Quando nasceu minha filha Julia, eu estava
despreparado para ser pai. Despreparado no pior sentido em que um
músico-cantor-compositor pode estar: eu não conhecia canções de ninar.
Na falta de um repertório específico,
comecei a cantar mantras indianos para fazer a pequena dormir. Em especial, os
Cantos de Yogananda, que são pérolas preciosas. Fui improvisando com aquilo que
eu considerava ser o mais adequado para uma alma pura, recém-chegada a esse
mundo.
A verdade é que não funcionava. Muitas vezes
virei noites sacolejando aquela coisinha linda nos meus braços e nada. Ela lá,
com os olhinhos arregalados, a espera daquilo que amava e era o que
efetivamente a fazia adormecer: o seio materno.
Meu repertório, na época, não apresentou o
resultado esperado. Ela acalmava, mas não dormia. Por outro lado, acredito que
alguma coisa boa deve ter ficado no subconsciente de minha filha. Hoje, olho
pra ela já crescida, uma entusiasmada praticante de yoga e meditação, e fico
imaginado que talvez aqueles mantras sagrados tenham deixado algumas sementes
espalhadas.
É impressionante como, das formas mais
inusitadas, a gente vai marcando a vida dos filhos. Eu, por exemplo, sou um
sujeito friorento até hoje por culpa do “sapo-cururu”.
Voltando ao começo, às minhas tentativas de
botar a guria pra dormir. No embalo de muitas noites acordado com Julia no
colo, comecei a compor uma valsinha, aproveitando o ritmo em ¾ que minha mão
reproduzia naquele bumbum protegido por uma fralda descartável. Agora, mais
recentemente, quando a canção foi gravada no CD “Par ou Ímpar”, o som dessa percussão
insólita, mais afetiva do que efetiva, foi registrado com o nome de Bundolone.
É claro, Julia já está crescidinha e não usa mais fraldas, completou 25 anos.

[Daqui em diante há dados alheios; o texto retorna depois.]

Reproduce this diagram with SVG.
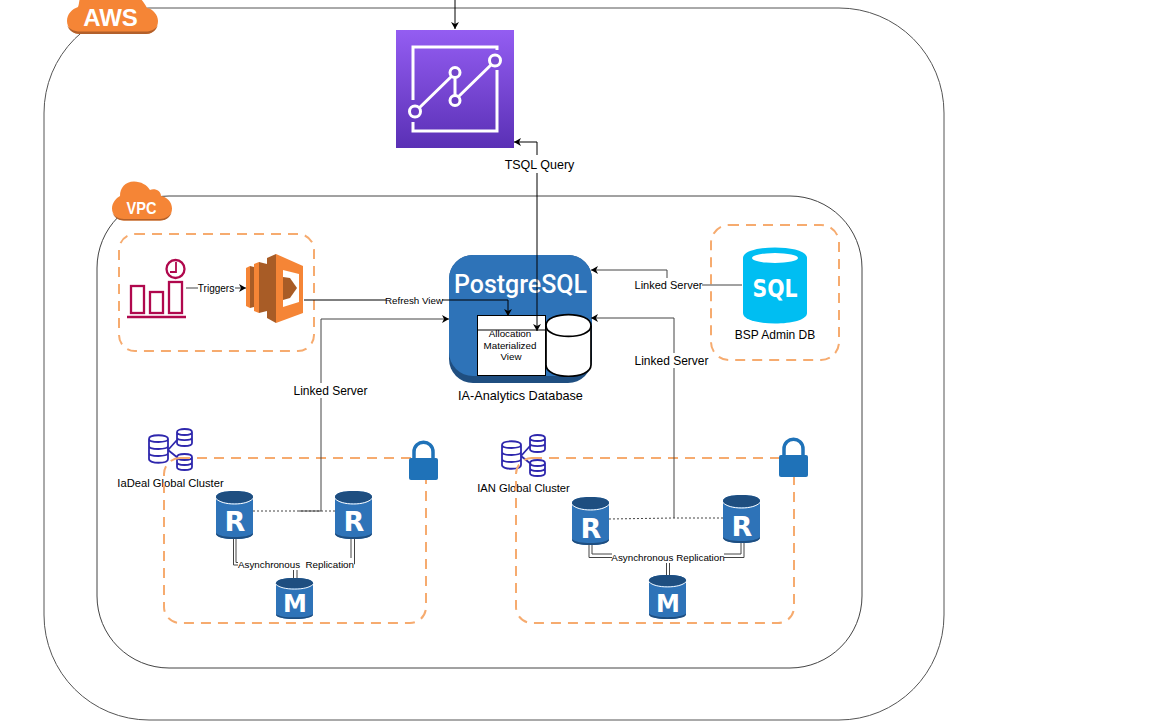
<svg xmlns="http://www.w3.org/2000/svg" width="1152" height="726" viewBox="0 0 1152 726">
<style>
text{font-family:"Liberation Sans",Arial,sans-serif;fill:#000}
.c{stroke:#000;stroke-width:1;fill:none}
.g{stroke:#444;stroke-width:1;fill:none}
.dash{fill:none;stroke:#f6ab6f;stroke-width:2;stroke-dasharray:10 7}
.lbl{font-size:12px;text-anchor:middle}
.sm{font-size:9.800px;text-anchor:middle}
.cloud{fill:#f58536}
.cl{fill:#fff;font-weight:bold;text-anchor:middle}
.dbb{fill:#2e73b8}
.cyl{fill:none;stroke:#2e27ad;stroke-width:1.800}
.dbw{fill:none;stroke:#fff;stroke-width:1}
.let{font-family:"DejaVu Sans",sans-serif;fill:#fff;font-weight:bold;font-size:27px;text-anchor:middle}
.lo{fill:#f58536}
.ld{fill:#a85c26}
</style>
<defs>
<marker id="a" markerWidth="8" markerHeight="8" refX="7" refY="4" orient="auto-start-reverse" markerUnits="userSpaceOnUse"><path d="M0 0L7 4L0 8L2 4Z" fill="#000"/></marker>
<linearGradient id="pg" x1="0" y1="0" x2="0" y2="1"><stop offset="0" stop-color="#945df2"/><stop offset="1" stop-color="#5a30b5"/></linearGradient>
<symbol id="db" viewBox="0 0 37 48" overflow="visible" preserveAspectRatio="none">
<path class="dbb" d="M0 6C0 2 8 0 18.500 0S37 2 37 6V42C37 46 29 48 18.500 48S0 46 0 42Z"/>
<path d="M0 6C0 2 8 0 18.500 0S37 2 37 6C37 10 29 12 18.500 12S0 10 0 6Z" fill="#1e4e80"/>
<path class="dbw" d="M0 7.500C3 11 10 13 18.500 13S34 11 37 7.500"/>
<path d="M0 42C3 45 10 46 18.500 46S34 45 37 42V43C37 46 29 48 18.500 48S0 46 0 43Z" fill="#1e4e80"/>
</symbol>
<symbol id="cyls" viewBox="0 0 50 45" overflow="visible">
<g class="cyl">
<path d="M0 10C0 5 19 5 19 10V30C19 35 0 35 0 30ZM0 10C0 14 19 14 19 10M0 17C0 21 19 21 19 17M0 24C0 28 19 28 19 24"/>
<path d="M28 3C28 -1 43 -1 43 3V14C43 18 28 18 28 14ZM28 3C28 7 43 7 43 3M28 8.500C28 12 43 12 43 8.500"/>
<path d="M28 28C28 24 43 24 43 28V38C43 42 28 42 28 38ZM28 28C28 32 43 32 43 28M28 33C28 37 43 37 43 33"/>
<path d="M19 21L28 11M19 21L29 29"/>
</g>
</symbol>
<symbol id="lock" viewBox="0 0 29 40" overflow="visible">
<path d="M5 19V11C5 -2 24 -2 24 11V19" fill="none" stroke="#1f72b8" stroke-width="3.500"/>
<rect x="0" y="17" width="29" height="22" rx="2" fill="#1f72b8"/>
</symbol>
</defs>

<g id="aws-container">
<rect x="44" y="8" width="900" height="712" rx="105" ry="105" fill="none" stroke="#555" stroke-width="1"/>
<path class="cloud" d="M80 34H146C153 34 158 28 158 21C158 15 153 9 147 8C145 4 142 0 140 -2H80C79 1 79 5 78 7C72 9 67 14 67 21C67 28 73 34 80 34Z"/>
<path d="M80 34H146C151 34 156 31 158 25C156 29 151 31.500 146 31.500H80C74 31.500 69 29 67 25C69 31 74 34 80 34Z" fill="#b2602b"/>
<text class="cl" x="110.500" y="26" font-size="24">AWS</text>
</g>
<g id="vpc-container">
<rect x="97" y="196" width="765" height="472" rx="72" ry="72" fill="none" stroke="#444" stroke-width="1"/>
<path class="cloud" d="M124 220.500H160C167 220.500 172 215 172 208.500C172 202 167 197 161 196C161 191 155 188 150 190C147 185 141 181.500 134 181.500C125 181.500 120 188 120 196C116 198 112 203 112 208.500C112 215 118 220.500 124 220.500Z"/>
<path d="M124 220.500H160C166 220.500 170 217 172 212C170 216 165 219 160 219H124C118 219 114 216 112 212C114 217 118 220.500 124 220.500Z" fill="#b2602b"/>
<text class="cl" x="141.500" y="214" font-size="17" textLength="30" lengthAdjust="spacingAndGlyphs">VPC</text>
</g>

<g id="iadeal-cluster-icon"><use href="#cyls" x="149" y="429" width="50" height="45"/><text x="170.500" y="487" font-size="11.200" text-anchor="middle">IaDeal Global Cluster</text></g>
<g id="ian-cluster-icon"><use href="#cyls" x="502" y="435" width="50" height="45"/><text x="523.500" y="492" font-size="11.200" text-anchor="middle">IAN Global Cluster</text></g>

<g id="scheduler-group"><rect class="dash" x="119" y="234" width="195" height="117" rx="16"/></g>
<g id="bsp-group"><rect class="dash" x="711" y="225" width="128" height="135" rx="18"/></g>
<g id="iadeal-group"><rect class="dash" x="164" y="458" width="262" height="165" rx="16"/></g>
<g id="ian-group"><rect class="dash" x="516" y="458" width="278" height="165" rx="16"/></g>

<g id="analytics-node">
<rect x="396" y="30" width="118" height="118" fill="url(#pg)"/>
<g fill="none" stroke="#fff" stroke-width="3">
<path d="M497 50V47H413V100M413 122V131H497V70"/>
<path d="M415 112L455 73V100L495 61"/>
<circle cx="415" cy="111.500" r="5.500" fill="#6a3cc4"/><circle cx="455" cy="72.500" r="5" fill="#7346ca"/><circle cx="455" cy="100.500" r="5" fill="#6a3cc4"/><circle cx="495" cy="60.500" r="5.500" fill="#7a4cd2"/>
</g>
</g>

<g id="scheduler-node" fill="none" stroke="#b0084d" stroke-width="2.300">
<rect x="131" y="286" width="13" height="27"/><rect x="150" y="292" width="13" height="21"/><rect x="169" y="282" width="13" height="31"/>
<path d="M127 317H186"/>
<circle cx="175.500" cy="269" r="9"/><path d="M176 262V272H170" stroke-width="1.800"/>
</g>

<g id="lambda-node">
<path class="lo" d="M246 268L250 266V308L246 306Z"/>
<path class="ld" d="M250 266L254 267V307L250 308Z"/>
<path class="lo" d="M254 264L259 262V313L254 311Z"/>
<path class="ld" d="M259 262L267 264V311L259 313Z"/>
<path class="ld" d="M267 258L276 254V323L267 318Z"/>
<path class="lo" d="M276 254L303 266V313L276 323Z"/>
<path d="M283 270L299 274V302L283 307Z" fill="#fff"/>
<path class="ld" d="M283 277L290 278L297 288L290 298L283 300Z"/>
</g>

<g id="postgres-node">
<rect x="449" y="255" width="143" height="128" rx="24" fill="#1f4e80"/>
<rect x="449" y="255" width="143" height="121" rx="24" fill="#2e73b8"/>
<text x="520.500" y="293" font-size="25" font-weight="500" text-anchor="middle" style="fill:#fff;font-family:Roboto,sans-serif" textLength="133" lengthAdjust="spacing">PostgreSQL</text>
<g id="view-box">
<rect x="477.500" y="315.500" width="68" height="60" fill="#fff" stroke="#000"/>
<path d="M477.500 330H545.500" stroke="#000"/>
<text class="sm" x="510" y="337">Allocation</text>
<text class="sm" x="510" y="348.500">Materialized</text>
<text class="sm" x="511" y="360">View</text>
</g>
<path d="M546 325.500C546 311 591 311 591 325.500V365C591 380 546 380 546 365Z" fill="#fff" stroke="#000" stroke-width="1.700"/>
<path d="M546 325.500C546 340 591 340 591 325.500" fill="none" stroke="#000" stroke-width="1.700"/>
<text x="520.500" y="400" font-size="12.700" text-anchor="middle">IA-Analytics Database</text>
</g>

<g id="bsp-node">
<path d="M743 258C743 244 807 244 807 258V313C807 327 743 327 743 313Z" fill="#00bef2"/>
<ellipse cx="775" cy="258" rx="23" ry="5" fill="#fff"/>
<text x="775" y="297" font-size="24" font-weight="bold" text-anchor="middle" style="fill:#fff;font-family:'DejaVu Sans',sans-serif" textLength="45" lengthAdjust="spacingAndGlyphs">SQL</text>
<text class="lbl" x="775" y="338.500">BSP Admin DB</text>
</g>

<g id="connectors">
<path class="c" d="M455 0V29" marker-end="url(#a)"/>
<path class="c" d="M537 331V142H514" marker-start="url(#a)" marker-end="url(#a)"/>
<path class="g" d="M186 288H246" marker-end="url(#a)"/>
<path class="c" d="M304 300H508V316" marker-end="url(#a)"/>
<path class="g" d="M299 511H321V319H449" marker-end="url(#a)"/>
<path class="g" d="M742 285H667V270H591" marker-end="url(#a)"/>
<path class="g" d="M674 518V318H591" marker-end="url(#a)"/>
<path class="g" stroke-dasharray="2 2" d="M253 511H335"/>
<path class="g" stroke-dasharray="2 2" d="M609 519L674 518L723 518"/>
<path class="g" d="M233.500 539V565H245M236 539V562.500H245"/>
<path class="g" d="M351 539V567H345M354.500 539V564H345"/>
<path class="g" d="M293.500 570V578M297 570V578"/>
<path class="g" d="M589 544V557.500H615M592 544V554H615"/>
<path class="g" d="M741 543V554H720M744 543V557.500H720"/>
<path class="g" d="M666.500 563V575M669.500 563V575"/>
</g>

<g id="tsql-label"><rect x="503" y="155" width="74" height="18" fill="#fff"/><text x="539.500" y="169" font-size="12.500" text-anchor="middle">TSQL Query</text></g>
<g id="triggers-label"><rect x="198" y="282" width="37" height="13" fill="#fff"/><text x="216" y="292" font-size="10" text-anchor="middle">Triggers</text></g>
<g id="refresh-label"><rect x="386" y="295" width="56" height="11" fill="#fff"/><text class="sm" x="414" y="304">Refresh View</text></g>
<g id="linked-1"><rect x="636" y="278" width="66" height="14" fill="#fff"/><text x="668.500" y="289" font-size="11" text-anchor="middle">Linked Server</text></g>
<g id="linked-2"><rect x="634" y="353" width="76" height="15" fill="#fff"/><text class="lbl" x="671.500" y="365">Linked Server</text></g>
<g id="linked-3"><rect x="293" y="383" width="76" height="15" fill="#fff"/><text class="lbl" x="330.500" y="395">Linked Server</text></g>

<g id="iadeal-lock"><use href="#lock" x="409" y="441" width="29" height="40"/></g>
<g id="ian-lock"><use href="#lock" x="779" y="438" width="29" height="40"/></g>

<g id="iadeal-r1"><use href="#db" x="216" y="491" width="37" height="48"/><text class="let" x="235" y="531">R</text></g>
<g id="iadeal-r2"><use href="#db" x="335" y="491" width="37" height="48"/><text class="let" x="354" y="531">R</text></g>
<g id="iadeal-m"><use href="#db" x="276" y="578" width="37" height="41"/><text class="let" x="295" y="612" style="font-size:24px">M</text></g>
<g id="ian-r1"><use href="#db" x="572" y="497" width="37" height="48"/><text class="let" x="591" y="538">R</text></g>
<g id="ian-r2"><use href="#db" x="723" y="495" width="37" height="48"/><text class="let" x="742" y="536">R</text></g>
<g id="ian-m"><use href="#db" x="649" y="575" width="37" height="44"/><text class="let" x="668" y="612" style="font-size:24px">M</text></g>

<g id="async-1"><rect x="238" y="558" width="116" height="12" fill="#fff"/><text x="296" y="567.500" font-size="9.800" text-anchor="middle" xml:space="preserve">Asynchronous  Replication</text></g>
<g id="async-2"><rect x="612" y="551" width="112" height="12" fill="#fff"/><text x="668" y="560.500" font-size="9.800" text-anchor="middle">Asynchronous Replication</text></g>
</svg>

Mesmo assim, fizemos em estúdio uma simulação do som das palmadinhas do papai
acompanhando a melodia e, por pouco, ela não pegou no sono. O que só confirma o
que eu já sabia, a música funciona bem para os seus objetivos, ou seja,
realmente faz dormir.
“Lindinha” surgiu assim,
espontânea. É uma canção de ninar carregada de carinho e de pureza. É a
manifestação de amor de um artista aprendendo a ser pai.